8. LIMITATION OF LIABILITY
8.1 Tripwire’s liability shall not be limited or excluded in relation to: (a) death or personal injury caused by its negligence or intentional misconduct (or that of its employees or agents); or (b) fraudulent misrepresentation; or (c) any other liability that cannot under applicable law be limited or excluded.
8.2 SUBJECT TO SECTION 8.1, IN NO EVENT SHALL TRIPWIRE OR ITS LICENSORS BE LIABLE FOR: (A) LOSS OF PROFITS; (B) LOSS OF DATA; (C) LOSS OF REVENUE; (D) LOSS OF USE; OR (E) PUNITIVE, EXEMPLARY, INDIRECT, SPECIAL, INCIDENTAL, OR CONSEQUENTIAL DAMAGES, WHETHER BASED ON CONTRACT, TORT OR ANY OTHER LEGAL THEORY, EVEN IF TRIPWIRE OR ITS LICENSORS HAVE BEEN ADVISED OF THE POSSIBILITY OF SUCH DAMAGES.

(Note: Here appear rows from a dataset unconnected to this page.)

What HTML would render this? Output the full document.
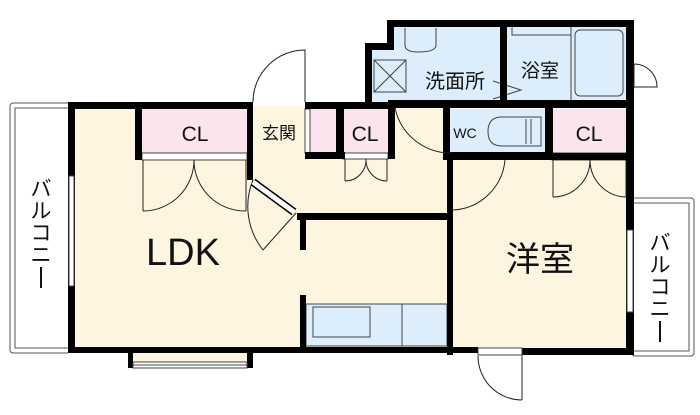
<!DOCTYPE html>
<html><head><meta charset="utf-8"><style>
html,body{margin:0;padding:0;background:#fff;width:700px;height:415px;overflow:hidden}
text{font-family:"Liberation Sans","Noto Sans CJK JP",sans-serif;fill:#111}
</style></head><body>
<svg width="700" height="415" viewBox="0 0 700 415" xmlns="http://www.w3.org/2000/svg">
<!-- balconies -->
<rect x="10" y="103" width="60" height="250" rx="3" fill="#fff" stroke="#555" stroke-width="1"/>
<rect x="15" y="108" width="55" height="240" fill="none" stroke="#555" stroke-width="1"/>
<rect x="632" y="198" width="62" height="158" rx="3" fill="#fff" stroke="#555" stroke-width="1"/>
<rect x="632" y="203" width="57" height="148" fill="none" stroke="#555" stroke-width="1"/>
<!-- floors -->
<rect x="72" y="106" width="378" height="245" fill="#fdf5e0"/>
<rect x="450" y="156" width="181" height="195" fill="#fdf5e0"/>
<rect x="131" y="350" width="119" height="18" fill="#fdf5e0"/>
<rect x="142" y="109" width="105" height="44" fill="#fce4ef"/>
<rect x="253" y="109" width="52" height="44" fill="#fdf5e0"/>
<rect x="310" y="109" width="26" height="44" fill="#fce4ef"/>
<rect x="343" y="109" width="45" height="44" fill="#fce4ef"/>
<rect x="552" y="109" width="76" height="44" fill="#fce4ef"/>
<rect x="450" y="109" width="96" height="44" fill="#dcedfb"/>
<rect x="387" y="25" width="115" height="77" fill="#dcedfb"/>
<rect x="370" y="48" width="20" height="54" fill="#dcedfb"/>
<rect x="506" y="25" width="122" height="77" fill="#dcedfb"/>
<rect x="306" y="304" width="141" height="42" fill="#dcedfb" stroke="#444" stroke-width="1"/>
<rect x="313" y="307" width="57" height="30" fill="#dcedfb" stroke="#444" stroke-width="1"/>
<line x1="402" y1="304" x2="402" y2="346" stroke="#444"/>
<!-- strips -->
<g fill="#fff" stroke="#444" stroke-width="1">
<rect x="142" y="153" width="105" height="7"/>
<rect x="343" y="153" width="45" height="6"/>
<rect x="552" y="153" width="76" height="7"/>
<rect x="305" y="109" width="5" height="44"/>
</g>
<!-- fixtures -->
<rect x="575" y="30" width="48" height="66" rx="5" fill="#dcedfb" stroke="#444"/>
<line x1="571" y1="27" x2="571" y2="100" stroke="#444"/>
<polyline points="512,27 512,35 571,35" fill="none" stroke="#444"/>
<rect x="374" y="60" width="32" height="32" fill="none" stroke="#444"/><path d="M374 60 L406 92 M406 60 L374 92" stroke="#444"/>
<path d="M405 28 L405 45 Q405 52 418 52 Q436 52 436 45 L436 28" fill="#dcedfb" stroke="#444"/>
<path d="M493 81 L521 90 L493 99" fill="none" stroke="#444"/>
<path d="M502 117 L541 117 L541 146 L502 146 Q488 146 488 131.5 Q488 117 502 117 Z" fill="#dcedfb" stroke="#444"/>
<line x1="526" y1="119" x2="526" y2="144" stroke="#444"/><line x1="531" y1="119" x2="531" y2="144" stroke="#444"/>
<!-- walls -->
<g fill="#000">
<rect x="68" y="102" width="185" height="7"/>
<rect x="305" y="102" width="90" height="7"/>
<rect x="395" y="100" width="238" height="8"/>
<rect x="68" y="102" width="7" height="251"/>
<rect x="135" y="102" width="7" height="58"/>
<rect x="247" y="102" width="6" height="78"/>
<rect x="305" y="152" width="40" height="7"/>
<rect x="336" y="102" width="8" height="57"/>
<rect x="388" y="100" width="7" height="59"/>
<rect x="387" y="20" width="246" height="7"/>
<rect x="387" y="20" width="7" height="30"/>
<rect x="365" y="43" width="29" height="7"/>
<rect x="365" y="43" width="7" height="64"/>
<rect x="500" y="20" width="7" height="82"/>
<rect x="626" y="20" width="8" height="335"/>
<rect x="443" y="100" width="7" height="60"/>
<rect x="443" y="152" width="110" height="7"/>
<rect x="545" y="100" width="8" height="59"/>
<rect x="447" y="153" width="181" height="7"/>
<rect x="447" y="160" width="6" height="195"/>
<rect x="297" y="213" width="156" height="7"/>
<rect x="300" y="213" width="6" height="37"/>
<rect x="300" y="295" width="6" height="58"/>
<rect x="68" y="347" width="410" height="6"/>
<rect x="522" y="348" width="112" height="7"/>
<rect x="128" y="347" width="5" height="21"/>
<rect x="247" y="347" width="6" height="21"/>
</g>
<!-- windows -->
<g fill="#fff" stroke="#444" stroke-width="1">
<rect x="69" y="176" width="5" height="110"/>
<rect x="627" y="230" width="6" height="82"/>
<rect x="133" y="362" width="114" height="6"/>
</g>
<line x1="133" y1="365" x2="247" y2="365" stroke="#444"/>
<!-- doors -->
<g fill="none" stroke="#222" stroke-width="1">
<path d="M305 102 L305 50 A52 52 0 0 0 253 102"/>
<path d="M143 211 L143 160 M143 211 A51 51 0 0 0 194 160 M246 211 L246 160 M246 211 A51 51 0 0 1 194 160"/>
<path d="M345 181 L345 159 M345 181 A21 21 0 0 0 366 159 M387 181 L387 159 M387 181 A21 21 0 0 1 366 159"/>
<path d="M553 197 L553 160 M553 197 A37 37 0 0 0 590 160 M626 197 L626 160 M626 197 A37 37 0 0 1 590 160"/>
<path d="M453 210 A55 55 0 0 0 505 160"/>
<path d="M452 153 A57 57 0 0 1 395 108"/>
<path d="M253 180 A70 70 0 0 0 263 250 L296 213"/>
<path d="M522 400 L522 355 M522 400 A44 44 0 0 1 478 356"/>
<path d="M634 64 L634 87 M634 64 A23 23 0 0 1 657 87 L634 87"/>
</g>
<line x1="253" y1="182" x2="294" y2="212" stroke="#000" stroke-width="8"/>
<line x1="253" y1="182" x2="294" y2="212" stroke="#fff" stroke-width="5"/>
<rect x="478" y="348" width="44" height="7" fill="#fff" stroke="#444"/>
<!-- labels -->
<text x="183" y="265" font-size="38" text-anchor="middle">LDK</text>
<text x="540" y="271" font-size="34" text-anchor="middle">洋室</text>
<text x="195" y="141" font-size="21" text-anchor="middle">CL</text>
<text x="365" y="141" font-size="21" text-anchor="middle">CL</text>
<text x="589" y="141" font-size="21" text-anchor="middle">CL</text>
<text x="279" y="139" font-size="17" text-anchor="middle">玄関</text>
<text x="465" y="138" font-size="14" text-anchor="middle">WC</text>
<text x="455" y="88" font-size="20" text-anchor="middle">洗面所</text>
<text x="540" y="77" font-size="19" text-anchor="middle">浴室</text>
<g font-size="21" text-anchor="middle">
<text x="41" y="196">バ</text>
<text x="41" y="218">ル</text>
<text x="41" y="240">コ</text>
<text x="41" y="262">ニ</text>
<text x="660" y="250">バ</text>
<text x="660" y="272">ル</text>
<text x="660" y="294">コ</text>
<text x="660" y="316">ニ</text>
</g>
<line x1="41" y1="267" x2="41" y2="288" stroke="#111" stroke-width="2"/>
<line x1="660" y1="321" x2="660" y2="342" stroke="#111" stroke-width="2"/>
</svg>
</body></html>
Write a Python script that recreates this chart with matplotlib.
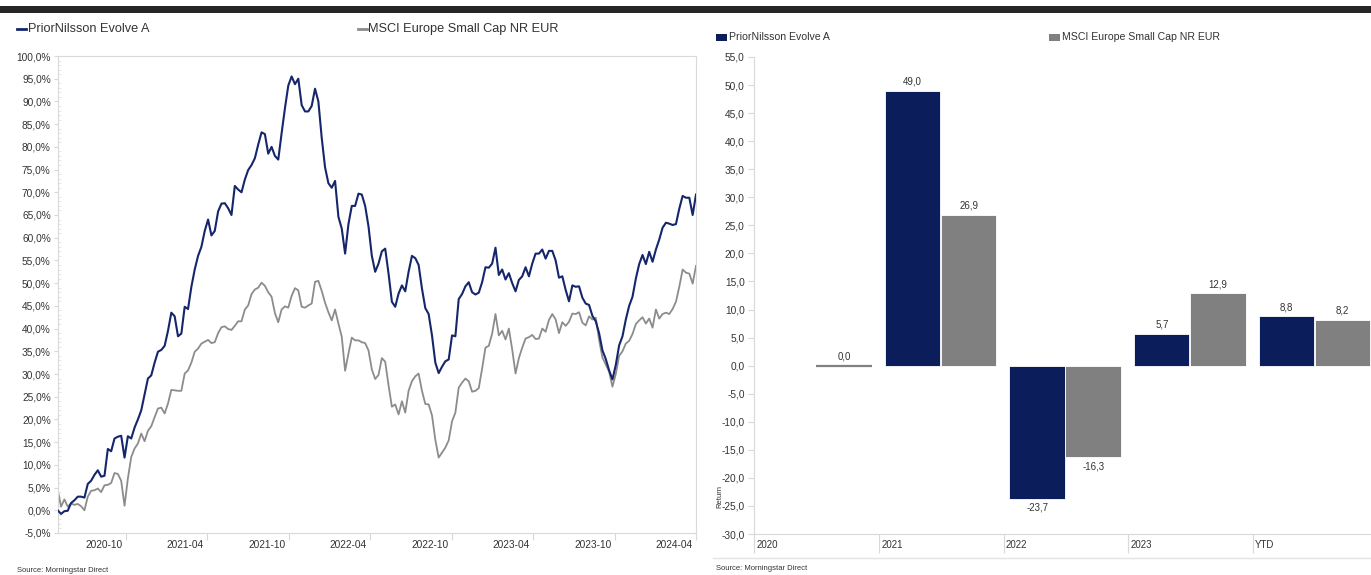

8.3 SUBJECT TO SECTION 8.1, IN NO EVENT SHALL TRIPWIRE’S OR ITS LICENSORS’ LIABILITY UNDER THIS AGREEMENT EXCEED IN AGGREGATE, AN AMOUNT EQUAL TO THE AMOUNT PAID OR PAYABLE BY CUSTOMER FOR THE SOFTWARE OR SERVICE GIVING RISE TO THE CLAIM. IN THE CASE WHERE NO AMOUNT WAS PAID, TRIPWIRE AND ITS LICENSORS’ DAMAGES SHALL BE CAPPED AT $1,000 USD.
8.4 Customer acknowledges that the fees reflect the allocation of risk set forth in this Agreement and that Tripwire would not enter into this Agreement without these limitations on its liability. Some jurisdictions do not allow the exclusion or limitation of liability for incidental or consequential damages, so the above limitation may not apply to the extent prohibited by such local laws.
9. TERM, RENEWAL AND TERMINATION
9.1 This Agreement remains effective until expiration or termination. This Agreement, and all access and licenses to the Software and Services, shall automatically terminate at the end of the subscription term unless Customer has placed an Order for a renewal of the subscription term prior to expiration. The unit price for the first renewal period, if purchased, will not increase by more than 5% over the unit price for the initial subscription term. If the subscription term is not renewed by the expiration date of the initial term, pricing is subject to renegotiation. Either party may terminate this Agreement upon 30 days written notice if the other party is in material breach and fails to cure such breach within the 30 day notice period.
9.2 On expiration or termination of this Agreement or any license granted hereunder, Customer shall ensure that all use of the affected Software ceases, and shall return it to Tripwire or, if Customer obtained the Software electronically, certify the destruction of all copies of the Software used by Customer to Tripwire’s reasonable satisfaction. The provisions of sections 3-11 shall survive any expiration or termination of this Agreement.
10. REVIEW OF LICENSE USAGE
On Tripwire's written request, Customer will furnish to Tripwire: (a) a certification signed by an officer indicating whether the Software is being used in accordance with this Agreement; and (b) a copy of any usage reports generated from the Software or Service, if applicable. With prior written notice, Tripwire may engage an independent auditor to review Customer’s Software usage and related records during Customer’s normal business hours to confirm compliance with this Agreement (a “Review”). Customer will provide the auditor with access to the relevant records and facilities for the Review. If the Review reveals Customer has underpaid fees to Tripwire, then Customer will promptly pay Tripwire for actual usage based on Tripwire's then-current list price. Tripwire will bear the expense of the Review unless a material non-compliance is revealed. Tripwire will treat all information disclosed during the Review as confidential information and will only use or disclose such information as required by law or to enforce its rights under this Agreement.
11. GENERAL TERMS
11.1 This Agreement shall be governed by and construed under the laws of the State of Oregon, USA, excluding choice of laws rules. Any action or proceeding arising from or relating to this Agreement, must be brought in a federal court in the District of Oregon or in state court in Multnomah County, Oregon, and each party irrevocably submits to the jurisdiction and venue of any such court in any such action or proceeding; however, this provision shall not restrict Tripwire’s right to bring an action against Customer or its subsidiary in the jurisdiction where Customer’s or its subsidiary’s place of business is located. The United Nations Convention on Contracts for the International Sale of Goods does not apply to this Agreement.
11.2 If a court of competent jurisdiction finds any provision of this Agreement invalid or unenforceable, that provision will be enforced to the maximum extent permissible and the other provisions of this Agreement will remain in full force and effect. This Agreement may only be modified in writing by authorized representatives of the parties. All notices required or authorized under this Agreement must be in writing and shall be sent, as applicable, to Customer’s address provided at the time of registration or to Tripwire at: Tripwire, Inc., Attn.: Legal Department, P.O. Box 2727, Portland, OR 97208-2727 USA. Waiver of terms or excuse of breach must be in writing and shall not constitute subsequent consent, waiver or excuse.